■ Given material ■

# # #

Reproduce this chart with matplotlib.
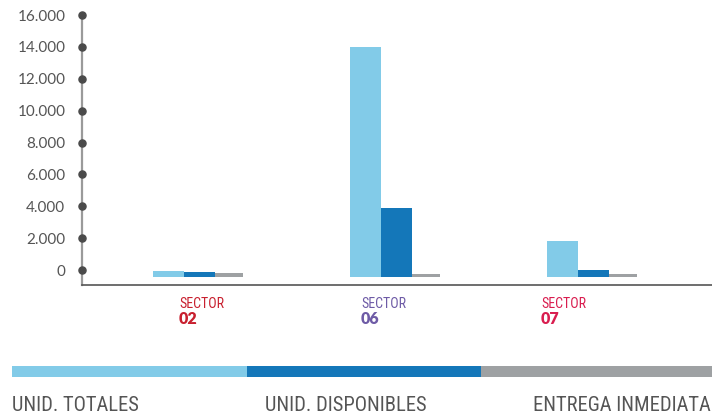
import matplotlib
matplotlib.use("Agg")
import matplotlib.pyplot as plt
from matplotlib import font_manager as fm
from matplotlib.transforms import blended_transform_factory
from matplotlib.patches import Rectangle

sectors = ["02", "06", "07"]
sector_colors = ["#c8202f", "#6e5ba6", "#d91d4f"]
series_names = ["UNID. TOTALES", "UNID. DISPONIBLES", "ENTREGA INMEDIATA"]
series_colors = ["#82cbe8", "#1477b9", "#9ea1a3"]
# values read against the tick scale (bar base sits slightly below 0)
unid_totales = [-60, 14000, 1820]
unid_disponibles = [-130, 3900, 0]
entrega_inmediata = [-190, -250, -250]
yticks = [0, 2000, 4000, 6000, 8000, 10000, 12000, 14000, 16000]
ytick_labels = ["0", "2.000", "4.000", "6.000", "8.000", "10.000", "12.000", "14.000", "16.000"]
BASE = -440


def is_regular(f):
    return f.style == "normal" and f.weight in ("normal", "regular", 400)


cands = []
for f in fm.fontManager.ttflist:
    n = f.name
    st = str(f.stretch)
    if ("Condensed" in n or "Narrow" in n or st in ("condensed", "semi-condensed", "extra-condensed")
            or (st.isdigit() and int(st) < 500)):
        cands.append(f)
cond = None
pref = ["Roboto Condensed", "Open Sans Condensed", "Liberation Sans Narrow", "DejaVu Sans Condensed"]
for p in pref:
    for f in cands:
        if f.name == p and is_regular(f):
            cond = fm.FontProperties(fname=f.fname)
            break
    if cond:
        break
if cond is None:
    for f in cands:
        if is_regular(f):
            cond = fm.FontProperties(fname=f.fname)
            break
if cond is None:
    for f in cands:
        if f.style == "normal":
            cond = fm.FontProperties(fname=f.fname)
            break
if cond is None:
    cond = fm.FontProperties(family="DejaVu Sans")

W, H = 712, 415
fig = plt.figure(figsize=(W / 100, H / 100), dpi=100)
ax = fig.add_axes([82 / W, 1 - 285 / H, (712 - 82) / W, (285 - 15) / H])
ax.set_ylim(-940, 16000)
ax.set_xlim(-0.596, 2.60)

xs = list(range(len(sectors)))
wl = 0.158
wg = 0.14
series = [unid_totales, unid_disponibles, entrega_inmediata]
offsets = [-wl, 0, wl / 2 + wg / 2]
widths = [wl, wl, wg]
for vals, col, off, w in zip(series, series_colors, offsets, widths):
    ax.bar([x + off for x in xs], [v - BASE for v in vals], bottom=BASE,
           width=w, color=col, linewidth=0)

for s in ["top", "right"]:
    ax.spines[s].set_visible(False)
ax.spines["left"].set_color("#9a9a9a")
ax.spines["left"].set_linewidth(1.6)
ax.spines["left"].set_bounds(-940, 16000)
ax.spines["bottom"].set_color("#555555")
ax.spines["bottom"].set_linewidth(1.2)
ax.set_xticks([])
ax.set_yticks(yticks)
ax.set_yticklabels(ytick_labels, fontsize=11, color="#555555", family="Lato")
ax.tick_params(axis="y", length=0, pad=12)
tr = blended_transform_factory(ax.transAxes, ax.transData)
ax.scatter([0] * len(yticks), yticks, s=26, color="#4a4a4a", transform=tr,
           zorder=5, clip_on=False)

# sector labels
label_x = [179, 361, 541]
for name, col, lx in zip(sectors, sector_colors, label_x):
    fp = cond.copy()
    fp.set_size(10)
    fig.text(lx / W, 1 - 304 / H, "SECTOR", color=col, fontproperties=fp,
             va="center", ha="left")
    fig.text(lx / W, 1 - 319 / H, name, color=col, fontsize=11.5,
             family="Lato", fontweight="heavy", va="center", ha="left")

# legend band
band = [(12, 247), (247, 481), (481, 712)]
text_x = [12, 265, 533]
for (x0, x1), col, name, tx in zip(band, series_colors, series_names, text_x):
    fig.patches.append(Rectangle((x0 / W, 1 - 377 / H), (x1 - x0) / W, 11 / H,
                                 transform=fig.transFigure, color=col, lw=0))
    fp = cond.copy()
    fp.set_size(14.8)
    fig.text(tx / W, 1 - 405 / H, name, color="#555555", fontproperties=fp,
             va="center", ha="left")

fig.savefig("out.png", dpi=100)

# # #

Every line containing the string "matplotlib" must be listed.

■ Exercise output ■
Reproduce this chart with matplotlib.
import matplotlib
matplotlib.use("Agg")
import matplotlib.pyplot as plt
from matplotlib import font_manager as fm
from matplotlib.transforms import blended_transform_factory
from matplotlib.patches import Rectangle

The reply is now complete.